Assisted dying: Wife begged nurse to 'end it'

Warwick Jackson has short grey hair. He is wearing a navy blue zip-up jumper with a blue striped shirt underneath. He is standing in front of a blue tiled wall and a wooden shelf.
Image caption,

Warwick Jackson is in favour of legalising assisted dying

  • Published

"There was nothing to be gained by Ann being alive in those last four days."

Struggling to breathe, Ann Jackson begged her palliative care nurse to end it for her, her husband Warwick Jackson, from Bridgnorth in Shropshire, said.

Mr Jackson said he would continue to campaign to legalise assisted dying, even if it is not backed by MPs in Friday's vote.

The issue is a complex and dividing one - campaigners for assisted dying welcome the plans, but critics have expressed serious concerns about the impact on vulnerable people and any possible future expansions of a would-be law.

Mrs Jackson was diagnosed with stage 4 peritoneal cancer, external in 2020. Her husband said she faced a slow and agonising death and that her palliative care could not prevent "slow suffocation".

Preparations were made for Ann to die at home, where Mr Jackson said she "begged" her palliative care nurse to "end it for her".

He said she "struggled for breath" in her final few days.

Image source, Warwick Jackson
Image caption,

Ann Jackson died at home, after being diagnosed with stage 4 peritoneal cancer

"That stress and that knowledge that she knew how she was going to die, she was going to suffocate, that stress was on top of the stress of dying.

"There was nothing to be gained by Ann being alive in those last four days. She wanted to be out of it, and it was traumatic, because you can’t unsee things that you’ve seen."

Whatever the result of the vote, Mr Jackson said he had been encouraged by the conversation.

"A lot of people are now engaging and it's great that we’re now talking about this, it shouldn't be allowed to go on," he said.

Image caption,

Dr Nadia Khan opposes the bill, over safety and coercion concerns

Dr Nadia Khan, a consultant in palliative medicine in the West Midlands, said she had concerns about coercion and safety.

"It is going to be near-on impossible to have a bill of this nature that will completely eradicate the risk for people to be coerced into assisted dying," she said.

"Coercion comes in many forms, it's not just by having someone saying externally to you that you must undertake assisted dying or any other decision.

"You'll have two doctors that are acting as safeguards, but the bill itself doesn't go into any detail about the type of training that is required."

Improvements needed to be made to the palliative care system, she said.

"People are essentially left with a Hobson's choice - either go for assisted dying or there's nothing really there to mitigate suffering in a systematic way.

"We need to make sure we've got equitable palliative and health and social care for all, before we could really say we’ve got an informed choice available for people."

What is the Terminally Ill Adults (End of Life) Bill?

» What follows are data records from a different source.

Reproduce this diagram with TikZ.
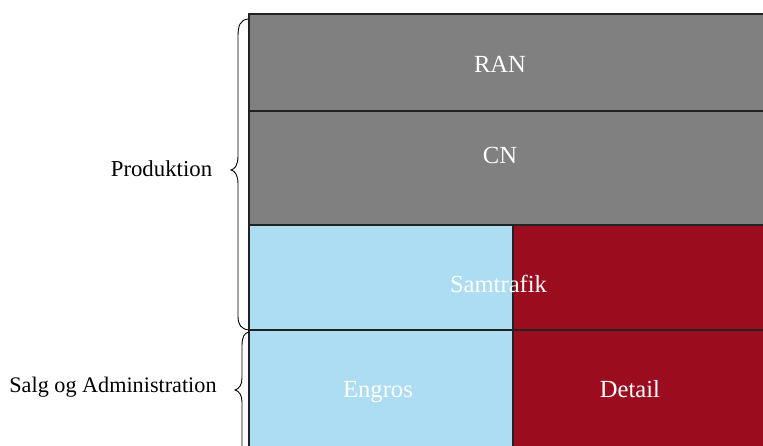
\documentclass[tikz,border=0pt]{standalone}
\usepackage{fontspec}
\setmainfont{Liberation Serif}
\definecolor{grayblk}{HTML}{808080}
\definecolor{lightblu}{HTML}{ADDDF2}
\definecolor{darkred}{HTML}{9C0C1F}
\definecolor{edge}{HTML}{222222}
\tikzset{
  cell/.style={draw=edge, line width=1.1pt},
  wtxt/.style={text=white, anchor=base, inner sep=0pt, font=\fontsize{24.6}{29}\selectfont},
  btxt/.style={text=black, anchor=base, inner sep=0pt, font=\fontsize{22.8}{27}\selectfont},
  bracepath/.style={draw=black, line width=0.9pt}
}
\begin{document}
\begin{tikzpicture}[x=1pt,y=-1pt]
\useasboundingbox (0,0) rectangle (763,446);
\clip (0,0) rectangle (763,446);
% cells
\draw[cell, fill=grayblk] (249,14) rectangle (780,111);
\draw[cell, fill=grayblk] (249,111) rectangle (780,225);
\draw[cell, fill=lightblu] (249,225) rectangle (513,330);
\draw[cell, fill=darkred] (513,225) rectangle (780,330);
\draw[cell, fill=lightblu] (249,330) rectangle (513,460);
\draw[cell, fill=darkred] (513,330) rectangle (780,460);
% texts
\node[wtxt] (ran) at (500,73) {RAN};
\node[wtxt] (cn) at (500,164) {CN};
\node[wtxt] (samtrafik) at (498.5,293) {Samtrafik};
\node[wtxt] (engros) at (378,397) {Engros};
\node[wtxt] (detail) at (630,397) {Detail};
\node[btxt] (produktion) at (161.5,176.5) {Produktion};
\node[btxt, font=\fontsize{22.2}{27}\selectfont] (salg) at (113,392) {Salg og Administration};
% braces
\draw[bracepath] (248,19) .. controls (240,20) and (238,26) .. (238,36)
  -- (238,156) .. controls (238,165) and (235,169) .. (231,170)
  .. controls (235,171) and (238,175) .. (238,184)
  -- (238,316) .. controls (238,325) and (241,329) .. (249,330);
\draw[bracepath] (249,332) .. controls (244,333) and (242,337) .. (242,346)
  -- (242,378) .. controls (242,385) and (239,389) .. (235,390)
  .. controls (239,391) and (242,395) .. (242,402)
  -- (242,460);
\end{tikzpicture}
\end{document}
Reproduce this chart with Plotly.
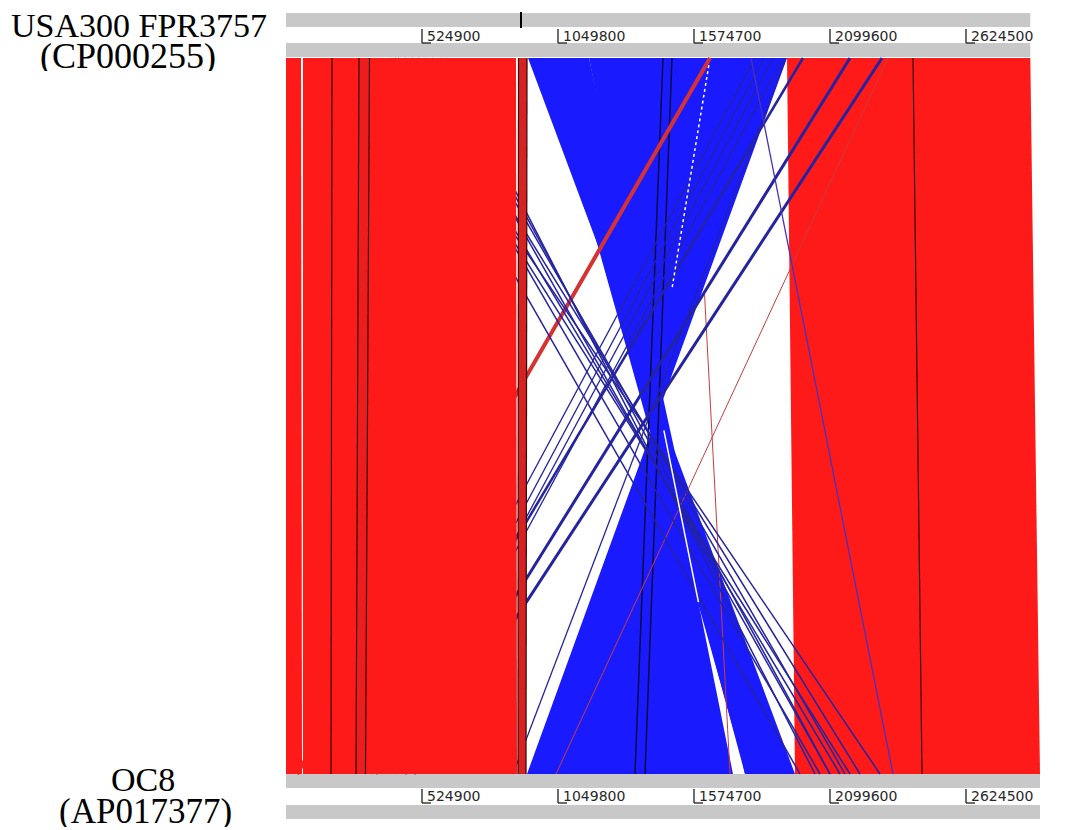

MPs will debate and vote on the bill, which would give terminally ill people in England and Wales the right to choose to end their life, on Friday.

Under its terms anyone who wants to end their life must:

  • be over 18, live in England and Wales and have been registered with a GP for at least 12 months

  • have the mental capacity to make the choice and be deemed to have expressed a clear, settled and informed wish, free from coercion or pressure

  • be expected to die within six months

  • make two separate declarations, witnessed and signed, about their wish to die

  • satisfy two independent doctors they are eligible - with at least seven days between each assessment

A High Court judge would have to rule each time a person makes a request to end their life, and a patient would then wait 14 days before acting.

A doctor would prepare the substance being used to end the patient's life, but the person would take it themselves.